It's not my biggest complaint about TV coverage of sports - and I want to write a whole blog about it one day soon - but I was bemused by ESPN's Brad Nessler and Sean Farnham after Cal's walk-off halftime interview during the Georgia game.
Leading 42-23, he backed up the truck on the poor interviewer with detailed complaints about something Skal did or didn't do and a couple of other things, closing out by declaring that "we still have work to do" before heading to the locker room.
It's an old Calipari act and I'm a little surprised at the Nessler-Farnham reaction, essentially: "He's leading by 19 points. Was he watching the same game we were watching?" As if they were seeing it for the first time.
If they're truly hired to bring basketball expertise and analysis to the job, and not just spend the time talking about golf games and meals they've had (I said I wasn't going to get into that here), they'd know that [a] Cal never stops coaching and critiquing, even if his team is in the midst of a 38-game winning streak; and [b] this team is not in the midst of a 38-game winning streak. It's not even always in the midst of a two-game "playing pretty well" streak.
So unless that halftime interview was just a pro forma thing to do, and nobody really cares who says what, they're revealing the ignorance too many broadcasters seem to bring to these games. Or maybe just lack of homework.
The fact is, everything Cal recited on his way to the halftime break is a recurring theme for this Kentucky team. Skal too often doesn't control rebounds. Marcus Lee too often commits too many fouls too easily. Sometimes the defensive intensity slackens off.
Cal is always coaching with March in mind. There are always problems to be addressed and corrected. And this team is not a self-winding watch. If he's not holding a mirror up to their faces all the time, they may get lazy or lapse into old habits or believe what that lying scoreboard is telling them. (Who are you going to believe, me or the score?)
I know, Cal can be a drama queen who loves a microphone at his mouth and a national TV camera in his face, who delights in saying the unexpected. So last year, when he might have cited a defensive assignment Karl-Anthony Towns did not pick up, he might have earned the criticism of crying hunger with a loaf of bread under each arm.
But Karl-Anthony Towns is in Minneapolis these days, and nobody currently in Lexington is exercising his will in the paint. Those of us who study Kentucky basketball with the intensity of Medieval monks debating the doctrine of the Trinity know that the job ahead for Calipari requires carrying a stack of expensive chinaware without breaking anything. In other words, very delicately because the consequences could be costly. Try . . . not . . . to . . . trip . . .

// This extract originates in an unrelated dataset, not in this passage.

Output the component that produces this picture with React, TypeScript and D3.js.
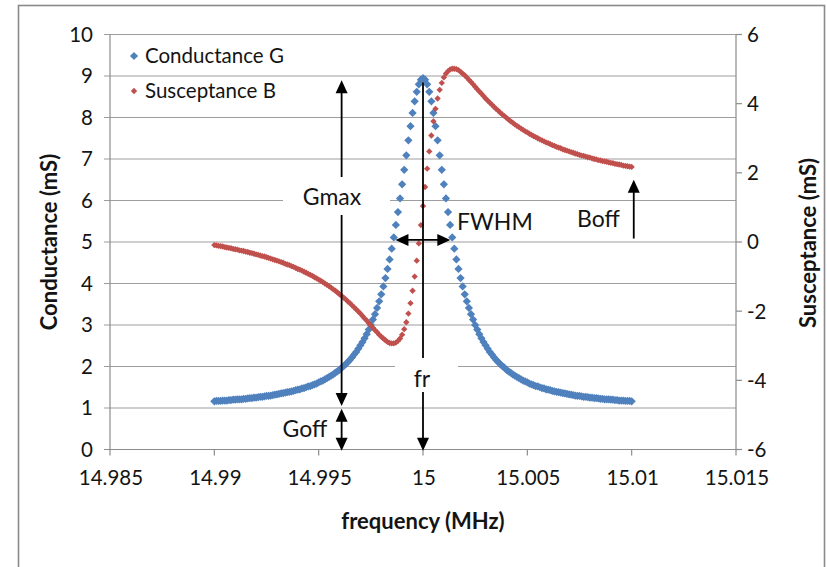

His frenetic substituting is more than just punishing someone for not fighting through a screen or taking a bad shot or letting a set play unravel. He's constantly in search of the right combinations. Sometimes Charles Matthews is just the right ingredient. Lately, Isaac Humphries has come in and provided a jolt. Sometimes, Skal can provide the necessary two-point basket and "take-that!" shot block.
And sometimes, none of that works, and the court time goes instead to Dominique Hawkins or Mychal Mulder. I don't remember a Calipari team at Kentucky that was this unsettled this late in the season. Of course, Alex Poythress' damaged other knee doesn't help, and nobody is saying what that damage is or how long it will be a problem.
Also, why was Derek Willis lying prone during his times off the court? Is there a back problem brewing? Is that another china plate to be wrapped in bubbles?
All this Calipari must monitor while deciding whether to put Humphries in, or Skal, or try Marcus Lee one more time, or go with five guards. Or when he needs some Dominique Hawkins steadiness versus Charles Matthews fireworks. Or when Isaiah Briscoe's mad dashes along the baseline are the perfect components to the Ulis-Murray offensive arsenal versus just bad, counter-productive basketball.
Or when he can afford to give Tyler Ulis just the tiniest breather on the bench, even with a 19-point first half lead.
That's when Cal's earning his money, even if the guys on ESPN are not earning theirs.